The earliest to arrive were the South Indians (generally from Tamil Nadu) who settled in the Malacca Sultanate in the 15th century, marrying local wives of Malay or Chinese descent, giving rise to the Chetti Malacca community, notable for their eclectic mix of Indian, Chinese, and Malay heritages. South Chinese (Hokkiens from Fujian, Cantonese, Hakkas and Teochews from Canton) from Ming Dynasty China (14th to 17th centuries) did the same, giving us the Peranakan Chinese, also called Baba or Nyonya (more will be said about this later). Similar intermarriages happened with Arabs and Thais along the trade routes. Communities were to be found at Malacca and Penang in Malaya, Singapore, Medan and Bandung in the Indonesian archipelago, in Southern Thailand at Phuket and Ranong, and even as far off as the Philippines, Burma, and Macao.
These Malay wives ran their households, as was traditional for Asian societies, with their native customs and mores. It was inevitable that these Malay wives who ruled the kitchen would have initially cooked their own dishes, but adapted with Chinese and Indian elements, and similarly cooked Chinese and Indian dishes with their own distinctly local twists.
With the arrival of the Portuguese, Dutch, Spanish, and eventually British colonial powers in South-East Asia, the Peranakans, who by this time were very much a local community, eagerly experimented with and embraced new influences from the lands now more interconnected – Thailand, Burma (now Myanmar), Britain, Holland, Spain, and Portugal.
Speaking mostly Baba Malay at home, a unique creole dialect of the Malay language peppered with words from Chinese and other languages, the Peranakans, now also referred to as the ‘Straits born’ after the British gave the name ‘Straits Settlements’ to the grouping of Malacca, Penang, and Singapore, often sent their children to the newly opened English and Dutch schools, meaning that later generations spoke fluent English or Dutch. This led to the Peranakans being perceived as racially neutral. As such, they were uniquely placed to be traders and middlemen between not only the various Asian communities, but also with the British and Dutch.
With the withdrawal of the colonial powers and rise of the South-East Asian nation-states, the mixed heritage of the Peranakan peoples has often been difficult to categorise in what are sometimes sharply drawn definitions of race and ethnicity. While Peranakan language and culture has receded in some places, it is seeing a revival in others, and enthusiastic efforts to preserve and celebrate them have borne fruit. The story of the Peranakan peoples, a unique and colourful multi-cultural mélange, has always been marked by openness to adapt and reinvent, and with the increased pace of globalisation, may yet have many more interesting chapters to be written.
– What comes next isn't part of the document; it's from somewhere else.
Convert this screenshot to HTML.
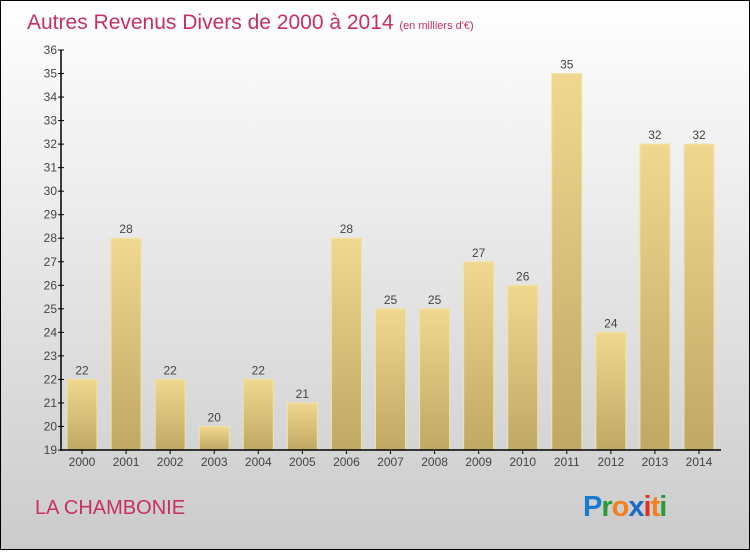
<!DOCTYPE html>
<html><head><meta charset="utf-8"><style>
html,body{margin:0;padding:0}
body{width:750px;height:550px;overflow:hidden;font-family:"Liberation Sans",sans-serif}
</style></head><body>
<svg width="750" height="550" xmlns="http://www.w3.org/2000/svg">
<defs>
<linearGradient id="bg" x1="0" y1="0" x2="0" y2="1"><stop offset="0" stop-color="#ffffff"/><stop offset="1" stop-color="#cbcbcb"/></linearGradient>
<linearGradient id="bar" x1="0" y1="0" x2="0" y2="1"><stop offset="0" stop-color="#f0d890"/><stop offset="1" stop-color="#c0a865"/></linearGradient>
</defs>
<rect x="0.5" y="0.5" width="749" height="549" fill="url(#bg)" stroke="#000"/>
<text x="27" y="29" font-size="21" fill="#c8305f">Autres Revenus Divers de 2000 à 2014 <tspan font-size="11">(en milliers d'€)</tspan></text>
<g id="bars"></g>
<g id="axes"></g>
<text x="35" y="514" font-size="20" fill="#c8305f">LA CHAMBONIE</text>
<text x="583" y="516" font-size="29" font-weight="bold" letter-spacing="-1"><tspan fill="#1a7ad0">P</tspan><tspan fill="#2a9a3a">r</tspan><tspan fill="#f08020">o</tspan><tspan fill="#1a6ac8">x</tspan><tspan fill="#e03020">i</tspan><tspan fill="#f08020">t</tspan><tspan fill="#2a9a3a">i</tspan></text>
</svg>
<script>
const years=["2000","2001","2002","2003","2004","2005","2006","2007","2008","2009","2010","2011","2012","2013","2014"];
const values=[22,28,22,20,22,21,28,25,25,27,26,35,24,32,32];
const yTicks=[19,20,21,22,23,24,25,26,27,28,29,30,31,32,33,34,35,36];
const NS="http://www.w3.org/2000/svg";
const y=v=>450-(v-19)*400/17;
const x=i=>82+i*617/14;
function mk(t,a,p,txt){const e=document.createElementNS(NS,t);for(const k in a)e.setAttribute(k,a[k]);if(txt!==undefined)e.textContent=txt;p.appendChild(e);return e;}
const gb=document.getElementById('bars'),ga=document.getElementById('axes');
values.forEach((v,i)=>{
 const r=mk('rect',{x:x(i)-15,y:y(v),width:30,height:450-y(v),fill:'url(#bar)',stroke:'#f3e2a8','stroke-width':1},gb);
 
 
 const l=mk('text',{x:x(i),y:y(v)-5,'font-size':12,fill:'#444','text-anchor':'middle'},gb,String(v));
 
 
 const xl=mk('text',{x:x(i),y:466,'font-size':12,fill:'#444','text-anchor':'middle'},ga,years[i]);
 
 
 mk('line',{x1:x(i),x2:x(i),y1:450,y2:454,stroke:'#000'},ga);
});
yTicks.forEach(t=>{
 mk('line',{x1:58,x2:64,y1:y(t),y2:y(t),stroke:'#000'},ga);
 const tl=mk('text',{x:57,y:y(t)+4,'font-size':12,fill:'#444','text-anchor':'end'},ga,String(t));
 
 
});
const ya=mk('line',{x1:61,x2:61,y1:50,y2:451,stroke:'#000','stroke-width':1.5},ga);


const xa=mk('line',{x1:60,x2:721,y1:450,y2:450,stroke:'#000','stroke-width':1.5},ga);


</script>
</body></html>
Where are the Asian Peranakans?
South-East Asia has always been a crossroads for maritime trade and commerce, and the earliest records of Indian influence in the region date to the period of the Indianised Hindu-Buddhist kingdoms as early as the 4th century, first in Java and Sumatra, and then in the Indo-China region. Chinese records indicate that Chinese began settling in the Malay Archipelago as early as the 10th century, but a large influx did not occur until the Ming emperors reopened Chinese-Malay trade relations in the 15th century. Did significant intermarriage occur in the earlier periods? Unfortunately historical records do not indicate.
The first reliable accounts of the Peranakan peoples as a distinct community come from the Malacca Sultanate (13th to 16th centuries), which was a fabulously rich trading port, with a sizable and influential population of Tamil traders from South India. The arrival of the Chinese to the Malacca Sultanate is as much a matter of legend as it is of historical fact. Malacca was a vassal state of Ming China, we know that the eunuch Admiral Cheng Ho (Zheng He) visited Malacca during his expeditions. Local legends tell that a princess, Hang Li Po, was sent as a bride by the Ming Emperor to the Malacca sultan and her retinue included some 500 Chinese junior nobles and servants, who all settled in Malacca, giving rise to the Peranakan Chinese.
The coming of the British and Dutch to South-East Asia brought not only new industries, but also brought the Peranakans to new places. British rule in Malaya brought the Peranakans to Singapore and Penang. Those in Dutch-controlled areas spread to Bandung, Batavia (now Jakarta), Medan, Tanggerang, and various other places in Java, Sumatra, and Borneo (now Kalimantan). Indentured workers from China also came to these places, where the majority married local slave wives of Javanese, Sumatran, Bugis, Batak, Balinese, or Nias origin.
The Peranakan populations of all these places were fluid and tightly knit, and migration was commonplace, with the result that there was a high degree of cultural similarity between the Peranakans of various localities in the region of what is now Malaysia, Indonesia, and Singapore. Communities also hail from the Philippines, Thailand, Myanmar and Macao.